Петербург имеет не три измеренья - четыре; четвёртое - подчинено неизвестности и на картах не отмечено вовсе.И нашла вдруг такое вот у Андрея Белого: "Будь у меня время, деньги, бумага, чернила, перо - я бы создал творение редкое в истории литературы... Я - мастер огромных полотен, огромные плоскости нужны для кисти моей; многоэтажные стены дворцов мне могли бы отдать для моих титанических сюжетов. Не "Петербург" иль "Москва" - не "Россия" - а мир передо мною стоит... Как "Микель Анджель" я стою, говоря вам, читатели: Верьте, огромности тем, над которыми свесился я, превышают все смелости ваших фантазий о них. Дайте мне 5-6 лет только - вы будете мне благодарны впоследствии..."
Были у Вас, Борис Николаевич, и пять и шесть лет после первой публикации романа. Что же Вы сделали с ним через десять лет? Упростили, смягчили, ужали, урезали. То есть, десять лет Вам понадобилось на то, чтобы не меняя фабулы и сюжета, не меняя стилистики и ритмики романа, сократить его на треть? Ну, хозяин - барин, как известно. А по мне так первая версия самодостаточна вполне. Но вообще же я Вам не верю, при всём моём уважении. Мне кажется, что роман этот так и остался для Вас черновиком, из которого Вы так и не успели создать шедевра. Нет, Борис Николаевич, дорогой. Успели. С первого раза всё получилось. Это я Вам не как литературный критик, писатель или филолог говорю. Это я Вам говорю как читатель, а читатель никогда не ошибается, даже когда меняет мнение на диаметрально противоположное. Вот неправы Вы и неправы. А я права))

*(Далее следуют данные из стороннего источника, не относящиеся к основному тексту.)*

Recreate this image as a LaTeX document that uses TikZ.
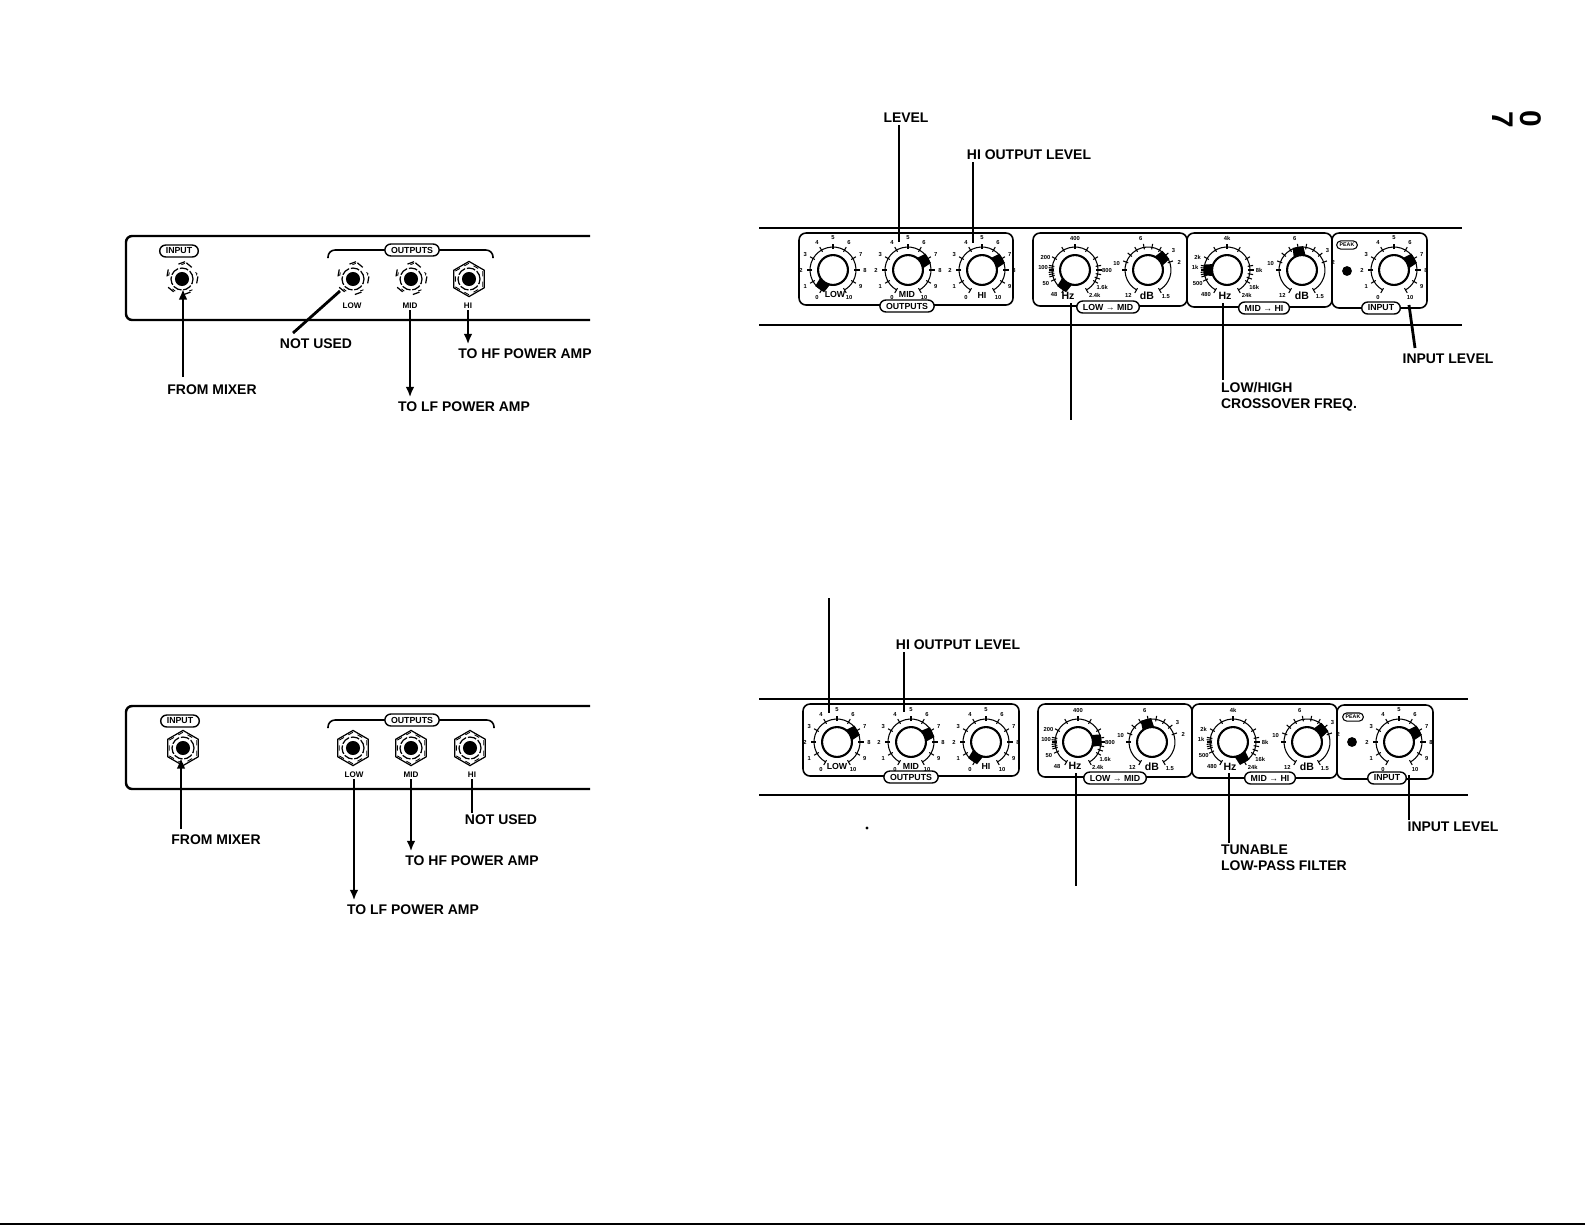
\documentclass[tikz,border=0pt]{standalone}
\usepackage{fontspec}
\setmainfont{Liberation Sans}
\usetikzlibrary{positioning, arrows.meta, shapes.geometric, shapes.misc}
\tikzset{
  rail/.style={line width=1.4pt},
  boxline/.style={line width=0.9pt, rounded corners=4pt},
  signal/.style={line width=1.6pt, -{Latex[length=6pt,width=5pt]}, shorten >=1.5pt},
  leader/.style={line width=1.6pt},
  caption/.style={font=\bfseries\fontsize{7.95}{9.1}\selectfont, inner sep=1pt, align=left},
  pill/.style={rounded rectangle, draw, fill=white, line width=0.8pt, inner xsep=3pt, inner ysep=0pt,
    minimum height=6.8pt, font=\bfseries\fontsize{5}{5}\selectfont},
  smallpill/.style={rounded rectangle, draw, line width=0.6pt, inner xsep=1.5pt, inner ysep=0pt,
    minimum height=4.6pt, font=\bfseries\fontsize{3}{3}\selectfont},
  jacklabel/.style={font=\bfseries\fontsize{4.6}{5}\selectfont, inner sep=0.5pt},
  knoblabel/.style={font=\bfseries\fontsize{5}{5}\selectfont, inner sep=0.5pt},
  unitlabel/.style={font=\bfseries\fontsize{6}{6}\selectfont, inner sep=0.5pt},
  scalemark/.style={font=\bfseries\fontsize{3.3}{3.3}\selectfont, inner sep=0pt},
  knobcap/.style={circle, draw, fill=white, line width=1.2pt, minimum size=17pt, inner sep=0pt},
  jackhole/.style={circle, fill=black, minimum size=8pt, inner sep=0pt},
  jackring/.style={circle, draw, line width=0.7pt, dash pattern=on 5pt off 1pt, minimum size=12.5pt, inner sep=0pt},
  hexfull/.style={regular polygon, regular polygon sides=6, regular polygon rotate=30, draw, line width=0.7pt, minimum size=20pt, inner sep=0pt},
  hexbroken/.style={hexfull, regular polygon rotate=20, dash pattern=on 4pt off 7pt},
  hexinner/.style={regular polygon, regular polygon sides=6, regular polygon rotate=30, draw, line width=0.5pt, dash pattern=on 3pt off 3pt, minimum size=18pt, inner sep=0pt},
  hexinnerbroken/.style={hexinner, regular polygon rotate=20, dash pattern=on 2pt off 9pt},
  led/.style={circle, fill=black, minimum size=5.6pt, inner sep=0pt},
}
% scale lists: angle/text
\def\lvlscale{240/0,210/1,180/2,150/3,120/4,90/5,60/6,30/7,0/8,-30/9,-60/10}
\def\lvlticks{240,210,...,-60}
\def\hzlowscale{229/48,204/50,176/100,157/200,90/400,0/800,-32/1.6k,-52/2.4k}
\def\hzhighscale{229/480,204/500,176/1k,157/2k,90/4k,0/8k,-32/16k,-52/24k}
\def\hzticks{240,205,195,190,185,180,175,170,150,120,90,60,30,10,0,-10,-20,-30,-60}
\def\dbscale{232/12,168/10,103/6,37/3,13/2,-56/1.5}
\def\dbticks{240,180,160,140,120,100,80,60,40,20,-60}
% name, position, pointer angle, scale, ticks
\newcommand{\knob}[5]{%
  \begin{scope}[shift={(#2)}, y=0.02cm]
    \draw[line width=0.6pt] (240:23) arc[start angle=240, end angle=-60, radius=23];
    \foreach \a in #5 { \draw[line width=0.6pt] (\a:21) -- (\a:26.5); }
    \foreach \a/\t in #4 { \node[scalemark] at (\a:32) {\t}; }
    \fill (#3-28:13) -- (#3-13:24) -- (#3+13:24) -- (#3+28:13) -- cycle;
    \node[knobcap] (#1) at (0,0) {};
  \end{scope}
}
\newcommand{\jack}[4]{%
  \node[#3] (#1hex) at (#2) {};
  \node[#4] (#1nut) at (#2) {};
  \node[jackring] (#1ring) at (#2) {};
  \node[jackhole] (#1) at (#2) {};
}
\begin{document}
\begin{tikzpicture}[x=0.02cm, y=-0.02cm]
  \useasboundingbox (0,0) rectangle (1585,1225);
  \coordinate (edgeL) at (0,1224);
  \coordinate (edgeR) at (1585,1224);
  \draw[line width=1.3pt] (edgeL) -- (edgeR);
  \node[rotate=-90, font=\bfseries\fontsize{17}{17}\selectfont, inner sep=0pt] (pageA) at (1503,120) {7};
  \node[rotate=-90, font=\bfseries\fontsize{17}{17}\selectfont, inner sep=0pt] (pageB) at (1531,119) {0};

  % upper left panel
  \begin{scope}
    \draw[rail, rounded corners=3.5pt] (590,236) -- (126,236) -- (126,320) -- (590,320);
    \draw[line width=0.9pt, rounded corners=4pt] (328,258) -- (328,250) -- (493,250) -- (493,258);
    \node[pill] (inpillA) at (179,251) {INPUT};
    \node[pill] (outpillA) at (412,250) {OUTPUTS};
    \jack{injackA}{182,279}{hexbroken}{hexinnerbroken}
    \jack{lowjackA}{353,279}{hexbroken}{hexinnerbroken}
    \jack{midjackA}{411,279}{hexbroken}{hexinnerbroken}
    \jack{hijackA}{469,279}{hexfull}{hexinner}
    \node[jacklabel] (lowlblA) at (352,306) {LOW};
    \node[jacklabel] (midlblA) at (410,306) {MID};
    \node[jacklabel] (hilblA) at (468,306) {HI};
    \node[caption] (mixerA) at (212,390) {FROM MIXER};
    \node[caption] (unusedA) at (316,344) {NOT USED};
    \node[caption] (lfA) at (464,407) {TO LF POWER AMP};
    \node[caption] (hfA) at (525,354) {TO HF POWER AMP};
    \coordinate (unusedendA) at (293,333);
    \coordinate (lowtipA) at (340,291);
    \coordinate (mixerstartA) at (183,377);
    \draw[signal] (mixerstartA) -- (mixerstartA |- injackA.south);
    \draw[leader] (unusedendA) -- (lowtipA);
    \draw[signal] (midlblA.south) -- (midlblA.south |- lfA.north);
    \draw[signal] (hilblA.south) -- (hilblA.south |- hfA.north);
  \end{scope}

  % lower left panel
  \begin{scope}
    \draw[rail, rounded corners=3.5pt] (590,706) -- (126,706) -- (126,789) -- (590,789);
    \draw[line width=0.9pt, rounded corners=4pt] (328,728) -- (328,720) -- (494,720) -- (494,728);
    \node[pill] (inpillD) at (180,721) {INPUT};
    \node[pill] (outpillD) at (412,720) {OUTPUTS};
    \jack{injackD}{183,748}{hexfull}{hexinner}
    \jack{lowjackD}{353,748}{hexfull}{hexinner}
    \jack{midjackD}{411,748}{hexfull}{hexinner}
    \jack{hijackD}{470,748}{hexfull}{hexinner}
    \node[jacklabel] (lowlblD) at (354,775) {LOW};
    \node[jacklabel] (midlblD) at (411,775) {MID};
    \node[jacklabel] (hilblD) at (472,775) {HI};
    \node[caption] (mixerD) at (216,840) {FROM MIXER};
    \node[caption] (unusedD) at (501,820) {NOT USED};
    \node[caption] (lfD) at (413,910) {TO LF POWER AMP};
    \node[caption] (hfD) at (472,861) {TO HF POWER AMP};
    \coordinate (mixerstartD) at (181,829);
    \draw[signal] (mixerstartD) -- (mixerstartD |- injackD.south);
    \draw[signal] (lowlblD.south) -- (lowlblD.south |- lfD.north);
    \draw[signal] (midlblD.south) -- (midlblD.south |- hfD.north);
    \draw[leader] (hilblD.south) -- (hilblD.south |- unusedD.north);
  \end{scope}

  % upper right panel
  \begin{scope}
    \coordinate (railBa) at (759,228);
    \coordinate (railBb) at (1462,228);
    \coordinate (railBc) at (759,325);
    \coordinate (railBd) at (1462,325);
    \draw[rail] (railBa) -- (railBb);
    \draw[rail] (railBc) -- (railBd);
    \draw[boxline] (799,233) rectangle (1013,305);
    \draw[boxline] (1033,233) rectangle (1187,306);
    \draw[boxline] (1187,233) rectangle (1332,307);
    \draw[boxline] (1332,233) rectangle (1427,308);
    \knob{lowknobB}{833,270}{235}{\lvlscale}{\lvlticks}
    \knob{midknobB}{908,270}{30}{\lvlscale}{\lvlticks}
    \knob{hiknobB}{982,270}{30}{\lvlscale}{\lvlticks}
    \knob{hzlowB}{1075,270}{235}{\hzlowscale}{\hzticks}
    \knob{dblowB}{1148,270}{40}{\dbscale}{\dbticks}
    \knob{hzhighB}{1227,270}{180}{\hzhighscale}{\hzticks}
    \knob{dbhighB}{1302,270}{100}{\dbscale}{\dbticks}
    \knob{inknobB}{1394,270}{30}{\lvlscale}{\lvlticks}
    \node[knoblabel] (lowtxtB) at (835,294) {LOW};
    \node[knoblabel] (midtxtB) at (907,294) {MID};
    \node[knoblabel] (hitxtB) at (982,295) {HI};
    \node[unitlabel] (hzaB) at (1068,296) {Hz};
    \node[unitlabel] (dbaB) at (1147,296) {dB};
    \node[unitlabel] (hzbB) at (1225,296) {Hz};
    \node[unitlabel] (dbbB) at (1302,296) {dB};
    \node[pill] (outpillB) at (907,306) {OUTPUTS};
    \node[pill] (lowmidB) at (1108,307) {LOW → MID};
    \node[pill] (midhiB) at (1264,308) {MID → HI};
    \node[pill] (inpillB) at (1381,308) {INPUT};
    \node[smallpill] (peakB) at (1347,245) {PEAK};
    \node[led] (ledB) at (1347,271) {};
    \node[caption] (levelB) at (906,118) {LEVEL};
    \node[caption] (hilevelB) at (1029,155) {HI OUTPUT LEVEL};
    \node[caption, anchor=north west] (freqB) at (1219,380) {LOW/HIGH\\CROSSOVER FREQ.};
    \node[caption] (inlevelB) at (1448,359) {INPUT LEVEL};
    \coordinate (levelendB) at (899,242);
    \coordinate (hilevelendB) at (973,243);
    \coordinate (lowmidtopB) at (1071,303);
    \coordinate (lowmidendB) at (1071,420);
    \coordinate (freqtopB) at (1223,303);
    \coordinate (intopB) at (1409,305);
    \coordinate (inendB) at (1415,348);
    \draw[leader] (levelB.south -| levelendB) -- (levelendB);
    \draw[leader] (hilevelB.south -| hilevelendB) -- (hilevelendB);
    \draw[leader] (lowmidtopB) -- (lowmidendB);
    \draw[leader] (freqtopB) -- (freqtopB |- freqB.north);
    \draw[leader] (intopB) -- (inendB);
  \end{scope}

  % lower right panel
  \begin{scope}
    \coordinate (railCa) at (759,699);
    \coordinate (railCb) at (1468,699);
    \coordinate (railCc) at (759,795);
    \coordinate (railCd) at (1468,795);
    \draw[rail] (railCa) -- (railCb);
    \draw[rail] (railCc) -- (railCd);
    \draw[boxline] (803,704) rectangle (1019,776);
    \draw[boxline] (1038,704) rectangle (1192,777);
    \draw[boxline] (1192,704) rectangle (1337,778);
    \draw[boxline] (1337,705) rectangle (1433,779);
    \knob{lowknobC}{837,742}{30}{\lvlscale}{\lvlticks}
    \knob{midknobC}{911,742}{25}{\lvlscale}{\lvlticks}
    \knob{hiknobC}{986,742}{235}{\lvlscale}{\lvlticks}
    \knob{hzlowC}{1078,742}{5}{\hzlowscale}{\hzticks}
    \knob{dblowC}{1152,742}{105}{\dbscale}{\dbticks}
    \knob{hzhighC}{1233,742}{300}{\hzhighscale}{\hzticks}
    \knob{dbhighC}{1307,742}{40}{\dbscale}{\dbticks}
    \knob{inknobC}{1399,742}{30}{\lvlscale}{\lvlticks}
    \node[knoblabel] (lowtxtC) at (837,766) {LOW};
    \node[knoblabel] (midtxtC) at (911,766) {MID};
    \node[knoblabel] (hitxtC) at (986,766) {HI};
    \node[unitlabel] (hzaC) at (1075,766) {Hz};
    \node[unitlabel] (dbaC) at (1152,767) {dB};
    \node[unitlabel] (hzbC) at (1230,767) {Hz};
    \node[unitlabel] (dbbC) at (1307,767) {dB};
    \node[pill] (outpillC) at (911,777) {OUTPUTS};
    \node[pill] (lowmidC) at (1115,778) {LOW → MID};
    \node[pill] (midhiC) at (1270,778) {MID → HI};
    \node[pill] (inpillC) at (1387,778) {INPUT};
    \node[smallpill] (peakC) at (1353,717) {PEAK};
    \node[led] (ledC) at (1352,742) {};
    \node[caption] (hilevelC) at (958,645) {HI OUTPUT LEVEL};
    \node[caption, anchor=north west] (filterC) at (1219,843) {TUNABLE\\LOW-PASS FILTER};
    \node[caption] (inlevelC) at (1453,827) {INPUT LEVEL};
    \coordinate (lowstartC) at (829,598);
    \coordinate (lowendC) at (829,713);
    \coordinate (hilevelendC) at (904,712);
    \coordinate (lowmidtopC) at (1076,773);
    \coordinate (lowmidendC) at (1076,886);
    \coordinate (filtertopC) at (1229,773);
    \coordinate (intopC) at (1409,775);
    \coordinate (stray) at (867,828);
    \draw[leader] (lowstartC) -- (lowendC);
    \draw[leader] (hilevelC.south -| hilevelendC) -- (hilevelendC);
    \draw[leader] (lowmidtopC) -- (lowmidendC);
    \draw[leader] (filtertopC) -- (filtertopC |- filterC.north);
    \draw[leader] (intopC) -- (intopC |- inlevelC.north);
    \fill (stray) circle[radius=1.6];
  \end{scope}
\end{tikzpicture}
\end{document}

Что я нашла в Вашем романе? Помимо фабулы, сюжета и композиции (используем суконный язык ха-ха), всё то, чем приросло моё сердце к русской литературе, всех тек, кто эту литературу создал и прославил в веках, и Ваш стиль, Вашу подачу, Ваш метод, Ваше новаторство, и город, который у лучших писателей всегда - не фон, а персонаж. Знаете, Борис Николаевич, а и после Вас писатели не оставляют Петербург без внимания, и сейчас он живёт и дышит на их страницах, всё также кружит "мозговой игрой" своих обитателей))
Все, все, все озарилось теперь, когда через десять десятилетий Медный Гость пожаловал сам и сказал ему гулко:
– «Здравствуй, сынок!»
Только три шага: три треска рассевшихся бревен под ногами огромного гостя; металлическим задом своим гулко треснул по стулу из меди литой император; зеленеющий локоть его всею тяжестью меди повалился на дешевенький стол из-под складки плаща, колокольными, гудящими звуками; и рассеянно медленно снял с головы император свои медные лавры; и меднолавровый венок, грохоча, оборвался с чела.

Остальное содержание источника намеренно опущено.